Veterinary medicine, just like human medicine, has been subject to a colossal amount of change over the last few decades.

One of the areas of medicine where there has been the greatest change is that of non-invasive diagnostics. Non-invasive diagnostics means techniques for investigating the cause of an illness without resorting to surgery. There are obvious benefits for critically ill patients, very elderly patients or very young patients, if we can diagnose the cause of an illness without resorting to general anaesthetics and surgery.

A range of techniques are available in the modern veterinary surgeon. At Donaldson’s Vets, we have facilities at each surgery which allows us to run blood tests, X rays, ECGs and ultrasounds.

Ultrasound scanning is a fantastic technique which allows us to visualise the inside of the body by doing nothing more invasive than clipping an area of fur, applying a water based gel and resting the scanner head against the skin. We have recently upgraded the Ultrasound Scanner for our surgery at Birchencliffe which allows us to even map the flow of blood within the heart.

Birchencliffe Ultrasound

The technology is called “Doppler ultrasound” and it uses the same technology as a traffic police radar gun.

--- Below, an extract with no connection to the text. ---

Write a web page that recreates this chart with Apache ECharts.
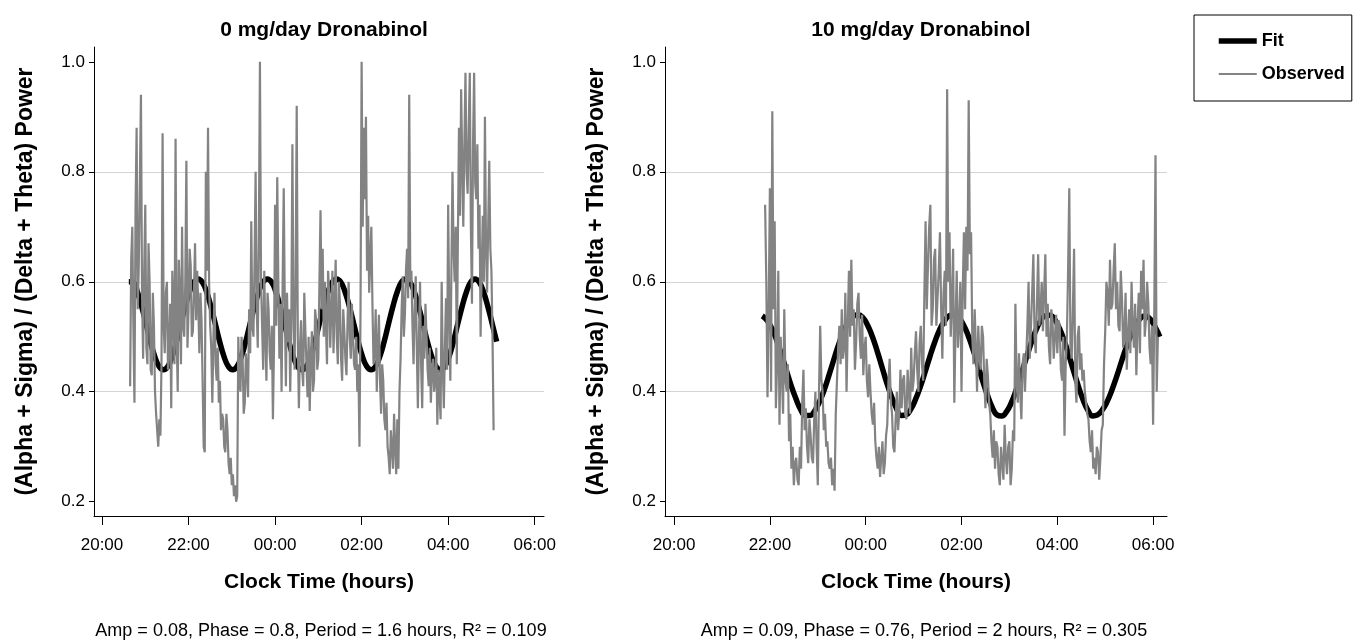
<!DOCTYPE html>
<html>
<head>
<meta charset="utf-8">
<title>Dronabinol EEG power</title>
<script src="https://cdn.jsdelivr.net/npm/echarts@6.0.0/dist/echarts.min.js"></script>
<style>
  html, body { margin: 0; padding: 0; background: #fff; }
  #chart { width: 1354px; height: 643px; }
</style>
</head>
<body>
<div id="chart"></div>
<script>
// x values are hours after 20:00
const tickHours = [0, 2, 4, 6, 8, 10]
const tickLabels = ['20:00', '22:00', '00:00', '02:00', '04:00', '06:00']
const yTicks = [0.2, 0.4, 0.6, 0.8, 1.0]
const panelTitles = ['0 mg/day Dronabinol', '10 mg/day Dronabinol']
const fitStats = [
  'Amp = 0.08, Phase = 0.8, Period = 1.6 hours, R² = 0.109',
  'Amp = 0.09, Phase = 0.76, Period = 2 hours, R² = 0.305',
]

// observed samples, one every 0.025 h (10 per row = 0.25 h)
const obsStep = 0.025
const obs0Start = 0.65
const obs0 = [
  0.41, 0.64, 0.70, 0.52, 0.38, 0.73, 0.88, 0.55, 0.63, 0.78,
  0.94, 0.58, 0.46, 0.62, 0.74, 0.48, 0.45, 0.67, 0.60, 0.44,
  0.43, 0.58, 0.52, 0.40, 0.36, 0.33, 0.30, 0.35, 0.32, 0.45,
  0.87, 0.52, 0.47, 0.58, 0.60, 0.44, 0.48, 0.56, 0.37, 0.62,
  0.55, 0.45, 0.86, 0.50, 0.40, 0.64, 0.58, 0.45, 0.70, 0.52,
  0.50, 0.60, 0.82, 0.48, 0.55, 0.66, 0.63, 0.50, 0.51, 0.58,
  0.67, 0.53, 0.62, 0.56, 0.47, 0.58, 0.53, 0.42, 0.30, 0.29,
  0.80, 0.62, 0.88, 0.60, 0.52, 0.48, 0.38, 0.50, 0.58, 0.45,
  0.42, 0.48, 0.38, 0.42, 0.33, 0.36, 0.35, 0.30, 0.29, 0.36,
  0.33, 0.27, 0.25, 0.28, 0.23, 0.25, 0.21, 0.23, 0.20, 0.21,
  0.50, 0.42, 0.40, 0.50, 0.46, 0.36, 0.38, 0.47, 0.44, 0.39,
  0.55, 0.47, 0.71, 0.52, 0.50, 0.63, 0.80, 0.55, 0.48, 0.68,
  1.00, 0.60, 0.52, 0.44, 0.62, 0.50, 0.42, 0.58, 0.55, 0.47,
  0.44, 0.52, 0.35, 0.48, 0.74, 0.52, 0.79, 0.60, 0.46, 0.56,
  0.40, 0.60, 0.77, 0.55, 0.41, 0.58, 0.49, 0.55, 0.40, 0.52,
  0.85, 0.55, 0.44, 0.60, 0.92, 0.50, 0.37, 0.48, 0.53, 0.44,
  0.41, 0.58, 0.51, 0.45, 0.39, 0.50, 0.365, 0.46, 0.51, 0.40,
  0.42, 0.55, 0.53, 0.44, 0.46, 0.60, 0.73, 0.55, 0.66, 0.50,
  0.60, 0.52, 0.45, 0.62, 0.58, 0.48, 0.55, 0.62, 0.47, 0.55,
  0.64, 0.50, 0.45, 0.60, 0.56, 0.46, 0.42, 0.55, 0.51, 0.46,
  0.43, 0.53, 0.60, 0.50, 0.46, 0.56, 0.50, 0.45, 0.44, 0.50,
  0.40, 0.45, 0.30, 0.55, 1.00, 0.70, 0.88, 0.75, 0.90, 0.62,
  0.72, 0.58, 0.64, 0.70, 0.56, 0.45, 0.47, 0.55, 0.40, 0.48,
  0.54, 0.42, 0.36, 0.45, 0.42, 0.35, 0.33, 0.38, 0.30, 0.28,
  0.25, 0.33, 0.30, 0.26, 0.36, 0.30, 0.25, 0.35, 0.26, 0.40,
  0.46, 0.55, 0.61, 0.50, 0.54, 0.62, 0.66, 0.57, 0.94, 0.60,
  0.62, 0.52, 0.45, 0.55, 0.61, 0.48, 0.37, 0.50, 0.60, 0.45,
  0.37, 0.52, 0.46, 0.56, 0.50, 0.44, 0.41, 0.48, 0.38, 0.44,
  0.46, 0.40, 0.42, 0.48, 0.34, 0.44, 0.40, 0.35, 0.60, 0.45,
  0.37, 0.48, 0.57, 0.44, 0.74, 0.55, 0.42, 0.62, 0.80, 0.66,
  0.60, 0.70, 0.45, 0.68, 0.88, 0.72, 0.95, 0.82, 0.70, 0.85,
  0.98, 0.80, 0.76, 0.88, 0.98, 0.70, 0.56, 0.85, 0.98, 0.78,
  0.75, 0.85, 0.66, 0.74, 0.50, 0.62, 0.72, 0.60, 0.90, 0.66,
  0.58, 0.70, 0.82, 0.66, 0.62, 0.50, 0.33,
]
const obs10Start = 1.90
const obs10 = [
  0.74, 0.60, 0.39, 0.55, 0.77, 0.40, 0.91, 0.55, 0.71, 0.37,
  0.45, 0.62, 0.34, 0.50, 0.43, 0.36, 0.55, 0.42, 0.40, 0.45,
  0.31, 0.36, 0.26, 0.30, 0.23, 0.27, 0.28, 0.24, 0.23, 0.30,
  0.26, 0.38, 0.44, 0.33, 0.37, 0.30, 0.27, 0.35, 0.32, 0.28,
  0.27, 0.35, 0.40, 0.30, 0.23, 0.40, 0.52, 0.42, 0.40, 0.33,
  0.36, 0.30, 0.31, 0.27, 0.26, 0.28, 0.23, 0.26, 0.22, 0.36,
  0.42, 0.48, 0.52, 0.45, 0.55, 0.46, 0.48, 0.58, 0.40, 0.52,
  0.62, 0.50, 0.64, 0.52, 0.55, 0.44, 0.49, 0.56, 0.58, 0.50,
  0.46, 0.54, 0.43, 0.48, 0.50, 0.42, 0.39, 0.45, 0.40, 0.36,
  0.34, 0.38, 0.31, 0.28, 0.26, 0.30, 0.245, 0.28, 0.31, 0.25,
  0.27, 0.32, 0.34, 0.42, 0.46, 0.38, 0.36, 0.30, 0.29, 0.35,
  0.40, 0.33, 0.36, 0.44, 0.37, 0.42, 0.43, 0.36, 0.35, 0.44,
  0.40, 0.36, 0.48, 0.40, 0.42, 0.47, 0.51, 0.44, 0.40, 0.49,
  0.52, 0.45, 0.42, 0.58, 0.71, 0.55, 0.63, 0.70, 0.74, 0.52,
  0.55, 0.64, 0.66, 0.52, 0.57, 0.62, 0.69, 0.55, 0.46, 0.58,
  0.62, 0.52, 0.95, 0.60, 0.69, 0.50, 0.56, 0.66, 0.38, 0.52,
  0.62, 0.48, 0.52, 0.60, 0.40, 0.58, 0.69, 0.55, 0.70, 0.62,
  0.93, 0.65, 0.69, 0.50, 0.45, 0.55, 0.48, 0.40, 0.52, 0.46,
  0.44, 0.52, 0.50, 0.42, 0.37, 0.46, 0.43, 0.38, 0.36, 0.31,
  0.28, 0.33, 0.26, 0.31, 0.30, 0.25, 0.23, 0.30, 0.27, 0.24,
  0.34, 0.28, 0.25, 0.30, 0.31, 0.23, 0.26, 0.33, 0.31, 0.56,
  0.42, 0.38, 0.47, 0.40, 0.35, 0.45, 0.47, 0.40, 0.40, 0.52,
  0.60, 0.46, 0.52, 0.58, 0.65, 0.50, 0.47, 0.56, 0.65, 0.52,
  0.55, 0.60, 0.51, 0.58, 0.65, 0.50, 0.56, 0.48, 0.45, 0.55,
  0.53, 0.46, 0.50, 0.54, 0.47, 0.53, 0.52, 0.44, 0.42, 0.50,
  0.32, 0.45, 0.50, 0.62, 0.77, 0.48, 0.46, 0.55, 0.66, 0.42,
  0.38, 0.50, 0.52, 0.44, 0.47, 0.42, 0.44, 0.40, 0.38, 0.36,
  0.35, 0.31, 0.29, 0.33, 0.26, 0.28, 0.25, 0.30, 0.29, 0.24,
  0.28, 0.33, 0.34, 0.45, 0.51, 0.60, 0.58, 0.52, 0.64, 0.55,
  0.56, 0.62, 0.67, 0.55, 0.60, 0.52, 0.51, 0.62, 0.57, 0.48,
  0.50, 0.58, 0.44, 0.50, 0.55, 0.47, 0.60, 0.52, 0.48, 0.56,
  0.43, 0.52, 0.58, 0.47, 0.62, 0.55, 0.64, 0.50, 0.53, 0.60,
  0.56, 0.48, 0.45, 0.52, 0.34, 0.55, 0.83, 0.40, 0.50,
]

// fitted curve read every 0.1 h
const fitStep = 0.1
const fit0Start = 0.62
const fit0 = [
  0.600, 0.599, 0.581, 0.554, 0.523, 0.491, 0.464, 0.446, 0.440,
  0.446, 0.464, 0.491, 0.523, 0.554, 0.581, 0.599, 0.605,
  0.599, 0.581, 0.554, 0.523, 0.491, 0.464, 0.446, 0.440,
  0.446, 0.464, 0.491, 0.523, 0.554, 0.581, 0.599, 0.605,
  0.599, 0.581, 0.554, 0.523, 0.491, 0.464, 0.446, 0.440,
  0.446, 0.464, 0.491, 0.523, 0.554, 0.581, 0.599, 0.605,
  0.599, 0.581, 0.554, 0.523, 0.491, 0.464, 0.446, 0.440,
  0.446, 0.464, 0.491, 0.523, 0.554, 0.581, 0.599, 0.605,
  0.599, 0.581, 0.554, 0.523, 0.491, 0.464, 0.446, 0.440,
  0.446, 0.464, 0.491, 0.523, 0.554, 0.581, 0.599, 0.605,
  0.599, 0.581, 0.554, 0.523, 0.491,
]
const fit10Start = 1.84
const fit10 = [
  0.538, 0.530, 0.515, 0.494, 0.468, 0.440, 0.412, 0.388, 0.368, 0.357,
  0.357, 0.366, 0.383, 0.405, 0.432, 0.460, 0.487, 0.510, 0.527, 0.537,
  0.540, 0.535, 0.521, 0.500, 0.474, 0.445, 0.416, 0.391, 0.370, 0.357,
  0.358, 0.368, 0.386, 0.409, 0.436, 0.464, 0.490, 0.512, 0.528, 0.538,
  0.540, 0.535, 0.522, 0.502, 0.477, 0.449, 0.420, 0.394, 0.372, 0.358,
  0.356, 0.364, 0.380, 0.403, 0.430, 0.458, 0.485, 0.509, 0.527, 0.538,
  0.539, 0.532, 0.516, 0.494, 0.467, 0.438, 0.410, 0.385, 0.366, 0.356,
  0.358, 0.367, 0.382, 0.403, 0.428, 0.455, 0.481, 0.504, 0.522, 0.534,
  0.538, 0.532, 0.518, 0.500,
]

const FONT = "'Liberation Sans', Arial, sans-serif"
const OBS_GREY = '#838383'
const chart = echarts.init(document.getElementById('chart'), null, { renderer: 'canvas' })

function toPairs(start, step, vals) {
  return vals.map((v, i) => [+(start + i * step).toFixed(3), v])
}

function makeX(idx, min, max) {
  return {
    type: 'value',
    gridIndex: idx,
    min: min,
    max: max,
    name: 'Clock Time (hours)',
    nameLocation: 'middle',
    nameGap: 56,
    nameTextStyle: { fontFamily: FONT, fontSize: 21, fontWeight: 'bold', color: '#000' },
    axisLine: { onZero: false, lineStyle: { color: '#000', width: 1 } },
    axisTick: { customValues: tickHours, length: 9, lineStyle: { color: '#000' } },
    axisLabel: {
      customValues: tickHours,
      margin: 21,
      fontFamily: FONT,
      fontSize: 17,
      color: '#000',
      formatter: (v) => tickLabels[tickHours.indexOf(Math.round(v))],
    },
    splitLine: { show: false },
  }
}

function makeY(idx) {
  return {
    type: 'value',
    gridIndex: idx,
    min: 0.174,
    max: 1.027,
    name: '(Alpha + Sigma) / (Delta + Theta) Power',
    nameLocation: 'middle',
    nameGap: 57,
    nameTextStyle: { fontFamily: FONT, fontSize: 23, fontWeight: 'bold', color: '#000' },
    axisLine: { show: true, onZero: false, lineStyle: { color: '#000', width: 1 } },
    axisTick: { show: true, customValues: yTicks, length: 5, lineStyle: { color: '#000' } },
    axisLabel: {
      customValues: yTicks,
      margin: 9,
      fontFamily: FONT,
      fontSize: 17,
      color: '#000',
      formatter: (v) => v.toFixed(1),
    },
    splitLine: { show: true, showMinLine: false, showMaxLine: false, lineStyle: { color: '#d4d4d4', width: 1 } },
  }
}

function fitSeries(idx, data) {
  return {
    name: 'Fit',
    type: 'line',
    xAxisIndex: idx,
    yAxisIndex: idx,
    data: data,
    smooth: true,
    symbol: 'none',
    lineStyle: { color: '#000', width: 5.5 },
    itemStyle: { color: '#000' },
  }
}

function obsSeries(idx, data) {
  return {
    name: 'Observed',
    type: 'line',
    xAxisIndex: idx,
    yAxisIndex: idx,
    data: data,
    symbol: 'none',
    lineStyle: { color: OBS_GREY, width: 2.2 },
    itemStyle: { color: OBS_GREY },
  }
}

chart.setOption({
  animation: false,
  backgroundColor: '#fff',
  title: [
    { text: panelTitles[0], left: 319, top: 15, textAlign: 'center',
      textStyle: { fontFamily: FONT, fontSize: 21, fontWeight: 'bold', color: '#000' } },
    { text: panelTitles[1], left: 916, top: 15, textAlign: 'center',
      textStyle: { fontFamily: FONT, fontSize: 21, fontWeight: 'bold', color: '#000' } },
    { text: fitStats[0], left: 316, top: 617, textAlign: 'center',
      textStyle: { fontFamily: FONT, fontSize: 18, fontWeight: 'normal', color: '#000' } },
    { text: fitStats[1], left: 919, top: 617, textAlign: 'center',
      textStyle: { fontFamily: FONT, fontSize: 18, fontWeight: 'normal', color: '#000' } },
  ],
  legend: {
    data: [
      { name: 'Fit', lineStyle: { width: 5.5, color: '#000' } },
      { name: 'Observed', lineStyle: { width: 2, color: OBS_GREY } },
    ],
    orient: 'vertical',
    left: 1194,
    top: 15,
    padding: [17, 7, 18, 22],
    itemWidth: 38,
    itemHeight: 14,
    itemGap: 15,
    itemStyle: { opacity: 0 },
    borderColor: '#000',
    borderWidth: 1,
    borderRadius: 0,
    textStyle: { fontFamily: FONT, fontSize: 18, fontWeight: 'bold', color: '#000' },
  },
  grid: [
    { left: 94, top: 47, width: 450, height: 469 },
    { left: 665, top: 47, width: 502, height: 469 },
  ],
  xAxis: [makeX(0, -0.185, 10.215), makeX(1, -0.19, 10.29)],
  yAxis: [makeY(0), makeY(1)],
  series: [
    fitSeries(0, toPairs(fit0Start, fitStep, fit0)),
    obsSeries(0, toPairs(obs0Start, obsStep, obs0)),
    fitSeries(1, toPairs(fit10Start, fitStep, fit10)),
    obsSeries(1, toPairs(obs10Start, obsStep, obs10)),
  ],
})

window.addEventListener('resize', () => chart.resize())
</script>
</body>
</html>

A pulse of harmless ultrasound waves is sent out from the probe into the heart. If it bumps into blood which is moving towards the scanner, it bounces back more quickly than if it bounces into blood which is moving away from the probe. Just like the police when checking the speed of your car, we can assess the direction of flow of the blood within the heart and also its speed of flow.

Being able to see not only the muscles of the heart and its valves but the flow of blood within the heart can be invaluable. We can use Doppler ultrasound to investigate conditions like leaking heart valves older animals and hole-in-the-heart defects in puppies and kittens.